Pis encore, de nombreux spécialistes s'interrogent sur les risques de cette décision précipitée, craignant que la Fed se retrouve dans les semaines à venir "sans aucune munition" pour agir si l'épidémie perdure. "La capacité des banques centrales à faire face à un choc est très réduite et cela participe à l'envolée du stress sur les marchés", analyse l'économiste indépendante Véronique Riches-Flores, pour qui cette décision "incompréhensible, sinon stupide", prise sous la pression insistante de Donald Trump, "risque fort de se retourner contre la Fed sous peu".
Des marges de manœuvre limitées
La Réserve fédérale américaine n'est toutefois pas la seule à avoir assoupli sa politique monétaire. Mardi, deux autres banques centrales sont passées à l'action. En Australie, la Reserve Bank of Australia (RBA) a diminué son taux directeur à 0,50%, contre 0,75% précédemment, un niveau historiquement bas, dans l'objectif affiché d'amortir l'impact économique de l'épidémie. En Malaisie, la Bank Negara Malaysia a réduit de 25 points de base son taux à 2,5%, son plus bas niveau depuis 2010.

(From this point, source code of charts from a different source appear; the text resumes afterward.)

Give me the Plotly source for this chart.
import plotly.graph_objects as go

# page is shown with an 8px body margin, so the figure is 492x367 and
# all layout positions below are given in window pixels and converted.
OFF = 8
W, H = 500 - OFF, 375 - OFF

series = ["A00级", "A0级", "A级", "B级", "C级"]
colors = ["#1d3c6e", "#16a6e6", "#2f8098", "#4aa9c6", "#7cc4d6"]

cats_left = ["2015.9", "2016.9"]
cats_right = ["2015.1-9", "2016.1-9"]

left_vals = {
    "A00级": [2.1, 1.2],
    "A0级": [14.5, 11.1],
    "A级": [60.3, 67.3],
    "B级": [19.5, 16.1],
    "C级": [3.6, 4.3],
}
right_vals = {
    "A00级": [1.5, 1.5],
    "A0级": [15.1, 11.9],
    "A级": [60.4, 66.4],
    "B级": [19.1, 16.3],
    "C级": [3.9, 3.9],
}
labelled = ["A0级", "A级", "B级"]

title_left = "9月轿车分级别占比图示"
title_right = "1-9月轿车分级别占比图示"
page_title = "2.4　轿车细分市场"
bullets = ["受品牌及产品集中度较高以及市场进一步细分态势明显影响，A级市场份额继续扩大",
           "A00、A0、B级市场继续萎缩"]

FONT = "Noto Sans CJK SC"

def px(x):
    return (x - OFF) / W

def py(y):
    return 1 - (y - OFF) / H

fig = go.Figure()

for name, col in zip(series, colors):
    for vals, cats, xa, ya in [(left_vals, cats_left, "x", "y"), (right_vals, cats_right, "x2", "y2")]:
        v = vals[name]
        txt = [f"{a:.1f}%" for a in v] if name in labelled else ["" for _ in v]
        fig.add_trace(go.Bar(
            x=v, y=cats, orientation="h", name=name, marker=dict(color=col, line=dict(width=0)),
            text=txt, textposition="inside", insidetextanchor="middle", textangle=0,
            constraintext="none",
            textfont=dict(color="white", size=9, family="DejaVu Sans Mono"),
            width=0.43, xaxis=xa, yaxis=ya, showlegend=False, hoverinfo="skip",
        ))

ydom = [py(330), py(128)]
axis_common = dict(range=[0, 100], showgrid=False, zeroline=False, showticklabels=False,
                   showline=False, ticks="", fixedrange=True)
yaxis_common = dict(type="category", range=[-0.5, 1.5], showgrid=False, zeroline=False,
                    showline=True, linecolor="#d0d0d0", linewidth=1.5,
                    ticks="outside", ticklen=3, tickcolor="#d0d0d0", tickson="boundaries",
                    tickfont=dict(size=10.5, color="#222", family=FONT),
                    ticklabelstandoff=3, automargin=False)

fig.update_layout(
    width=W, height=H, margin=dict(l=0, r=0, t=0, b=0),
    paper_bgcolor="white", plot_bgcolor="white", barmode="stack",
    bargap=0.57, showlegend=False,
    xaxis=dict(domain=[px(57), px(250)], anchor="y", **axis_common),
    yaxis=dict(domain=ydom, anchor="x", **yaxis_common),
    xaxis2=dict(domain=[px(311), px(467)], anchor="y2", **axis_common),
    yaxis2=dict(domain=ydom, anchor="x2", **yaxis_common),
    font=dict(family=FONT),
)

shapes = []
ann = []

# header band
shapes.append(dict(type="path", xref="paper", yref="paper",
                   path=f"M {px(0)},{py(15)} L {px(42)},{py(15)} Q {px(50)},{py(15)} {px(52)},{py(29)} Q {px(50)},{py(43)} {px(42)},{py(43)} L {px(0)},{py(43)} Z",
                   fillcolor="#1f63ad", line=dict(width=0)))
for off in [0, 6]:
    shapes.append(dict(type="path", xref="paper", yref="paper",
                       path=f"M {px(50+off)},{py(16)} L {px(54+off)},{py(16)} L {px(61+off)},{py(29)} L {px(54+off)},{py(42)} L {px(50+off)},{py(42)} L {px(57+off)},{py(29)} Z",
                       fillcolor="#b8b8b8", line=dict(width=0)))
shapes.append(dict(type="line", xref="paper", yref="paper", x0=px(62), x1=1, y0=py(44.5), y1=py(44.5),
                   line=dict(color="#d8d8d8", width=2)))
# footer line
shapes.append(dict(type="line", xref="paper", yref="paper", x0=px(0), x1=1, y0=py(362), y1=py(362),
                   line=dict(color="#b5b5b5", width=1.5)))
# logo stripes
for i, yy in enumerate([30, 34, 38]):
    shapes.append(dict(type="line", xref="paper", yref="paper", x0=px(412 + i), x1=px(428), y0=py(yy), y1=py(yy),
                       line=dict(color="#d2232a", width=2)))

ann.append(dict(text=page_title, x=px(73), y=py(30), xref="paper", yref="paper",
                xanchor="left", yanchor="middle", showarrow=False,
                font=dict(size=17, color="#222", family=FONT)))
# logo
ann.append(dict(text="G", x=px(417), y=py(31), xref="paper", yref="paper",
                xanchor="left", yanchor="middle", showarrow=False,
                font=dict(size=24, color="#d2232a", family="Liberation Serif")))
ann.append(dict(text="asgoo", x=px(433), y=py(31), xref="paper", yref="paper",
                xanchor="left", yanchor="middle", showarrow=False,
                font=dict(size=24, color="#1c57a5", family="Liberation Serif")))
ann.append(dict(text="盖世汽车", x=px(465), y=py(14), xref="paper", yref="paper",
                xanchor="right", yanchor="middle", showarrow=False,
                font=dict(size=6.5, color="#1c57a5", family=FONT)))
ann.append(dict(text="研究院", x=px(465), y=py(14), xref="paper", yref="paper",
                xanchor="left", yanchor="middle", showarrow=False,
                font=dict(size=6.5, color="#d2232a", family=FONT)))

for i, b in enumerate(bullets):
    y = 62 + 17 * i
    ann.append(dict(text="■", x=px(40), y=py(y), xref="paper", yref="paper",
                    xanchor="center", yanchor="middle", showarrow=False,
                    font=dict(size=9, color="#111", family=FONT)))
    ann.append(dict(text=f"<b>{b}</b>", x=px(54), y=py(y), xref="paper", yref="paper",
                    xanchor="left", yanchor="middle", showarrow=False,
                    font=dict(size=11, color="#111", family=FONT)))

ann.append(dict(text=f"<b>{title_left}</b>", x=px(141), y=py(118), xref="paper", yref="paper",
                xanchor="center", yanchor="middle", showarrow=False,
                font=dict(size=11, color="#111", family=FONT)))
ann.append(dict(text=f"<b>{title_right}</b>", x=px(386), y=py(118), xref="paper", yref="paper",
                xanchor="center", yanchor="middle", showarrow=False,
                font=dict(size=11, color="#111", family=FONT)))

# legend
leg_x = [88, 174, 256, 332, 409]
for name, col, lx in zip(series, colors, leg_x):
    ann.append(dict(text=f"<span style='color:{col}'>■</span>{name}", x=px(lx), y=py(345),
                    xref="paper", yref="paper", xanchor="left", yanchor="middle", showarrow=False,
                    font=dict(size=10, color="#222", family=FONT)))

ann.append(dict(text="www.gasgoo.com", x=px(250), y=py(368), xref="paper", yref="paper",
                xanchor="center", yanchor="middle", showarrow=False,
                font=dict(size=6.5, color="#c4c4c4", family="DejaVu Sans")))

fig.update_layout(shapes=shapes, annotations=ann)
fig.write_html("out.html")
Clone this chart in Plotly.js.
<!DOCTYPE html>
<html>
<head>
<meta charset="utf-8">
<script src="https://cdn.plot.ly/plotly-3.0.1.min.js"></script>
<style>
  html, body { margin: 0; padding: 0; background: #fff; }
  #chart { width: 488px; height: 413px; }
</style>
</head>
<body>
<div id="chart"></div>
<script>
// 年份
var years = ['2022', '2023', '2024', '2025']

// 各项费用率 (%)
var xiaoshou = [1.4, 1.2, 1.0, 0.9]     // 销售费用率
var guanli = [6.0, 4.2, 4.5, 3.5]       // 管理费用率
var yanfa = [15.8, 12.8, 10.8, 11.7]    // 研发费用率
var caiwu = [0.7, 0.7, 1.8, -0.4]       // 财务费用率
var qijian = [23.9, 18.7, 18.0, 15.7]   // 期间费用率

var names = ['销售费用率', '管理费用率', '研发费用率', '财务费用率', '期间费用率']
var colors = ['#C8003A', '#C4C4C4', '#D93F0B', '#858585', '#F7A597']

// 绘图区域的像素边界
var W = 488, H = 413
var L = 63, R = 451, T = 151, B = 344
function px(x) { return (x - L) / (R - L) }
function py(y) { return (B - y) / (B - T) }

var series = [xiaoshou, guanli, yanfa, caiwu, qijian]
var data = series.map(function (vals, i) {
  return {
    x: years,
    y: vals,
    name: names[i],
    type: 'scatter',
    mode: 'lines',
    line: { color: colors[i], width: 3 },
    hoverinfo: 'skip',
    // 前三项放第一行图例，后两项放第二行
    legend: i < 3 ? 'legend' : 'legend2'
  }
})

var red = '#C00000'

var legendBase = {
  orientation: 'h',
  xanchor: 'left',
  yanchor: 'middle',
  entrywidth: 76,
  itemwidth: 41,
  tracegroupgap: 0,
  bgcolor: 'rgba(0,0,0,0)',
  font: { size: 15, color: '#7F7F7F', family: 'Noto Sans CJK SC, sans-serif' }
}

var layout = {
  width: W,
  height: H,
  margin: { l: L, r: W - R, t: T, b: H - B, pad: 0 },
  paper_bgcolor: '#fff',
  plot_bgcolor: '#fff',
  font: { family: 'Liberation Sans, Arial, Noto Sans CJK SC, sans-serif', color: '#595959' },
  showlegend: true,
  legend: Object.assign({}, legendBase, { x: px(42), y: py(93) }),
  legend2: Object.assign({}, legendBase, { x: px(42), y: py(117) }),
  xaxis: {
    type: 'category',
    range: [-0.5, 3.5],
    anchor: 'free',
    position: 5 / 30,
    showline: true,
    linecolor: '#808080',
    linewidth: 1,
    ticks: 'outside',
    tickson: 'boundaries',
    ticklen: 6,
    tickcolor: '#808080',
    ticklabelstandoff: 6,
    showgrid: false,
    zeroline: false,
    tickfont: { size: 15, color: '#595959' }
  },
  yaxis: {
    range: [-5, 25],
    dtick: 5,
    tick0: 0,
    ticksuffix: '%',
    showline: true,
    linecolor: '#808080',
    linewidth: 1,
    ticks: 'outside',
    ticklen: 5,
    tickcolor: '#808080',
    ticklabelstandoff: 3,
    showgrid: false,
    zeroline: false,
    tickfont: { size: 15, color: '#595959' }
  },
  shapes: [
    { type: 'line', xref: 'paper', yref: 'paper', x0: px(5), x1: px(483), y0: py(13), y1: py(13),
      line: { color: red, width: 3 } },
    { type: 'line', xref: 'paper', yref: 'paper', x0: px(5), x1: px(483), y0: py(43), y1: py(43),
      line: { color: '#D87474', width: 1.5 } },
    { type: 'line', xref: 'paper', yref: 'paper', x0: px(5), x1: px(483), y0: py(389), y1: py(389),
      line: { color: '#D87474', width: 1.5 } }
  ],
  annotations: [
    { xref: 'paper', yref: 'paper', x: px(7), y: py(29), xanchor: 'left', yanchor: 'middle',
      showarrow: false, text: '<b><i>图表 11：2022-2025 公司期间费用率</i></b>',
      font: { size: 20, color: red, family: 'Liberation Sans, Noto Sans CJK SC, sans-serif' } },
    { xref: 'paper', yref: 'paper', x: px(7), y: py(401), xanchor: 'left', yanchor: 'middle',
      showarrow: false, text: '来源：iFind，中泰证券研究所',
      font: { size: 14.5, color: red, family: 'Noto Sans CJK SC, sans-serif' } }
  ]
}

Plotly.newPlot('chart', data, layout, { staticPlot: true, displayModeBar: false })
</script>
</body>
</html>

Dans l'optique de rassurer les marchés, les autres banques centrales (du Japon, d'Angleterre, la BCE) ont, quant à elles, promis de se coordonner et de "prendre des mesures appropriées et ciblées" pour répondre à l'épidémie, mais aucune n'a encore annoncé d'action concrète. La dernière à le faire sera sans doute la BCE, dont la marge de manoeuvre est la plus étroite, ses taux étant quasiment au plus bas possible. Selon les analystes, l'institution pourrait néanmoins augmenter ses achats d'obligations sur le marché et choisir de baisser davantage son taux sur les dépôts excédentaires, situé actuellement à -0,5%.
"Nous arrivons au bout de l'élasticité de la demande de crédit aux taux d'intérêt", prévient un banquier.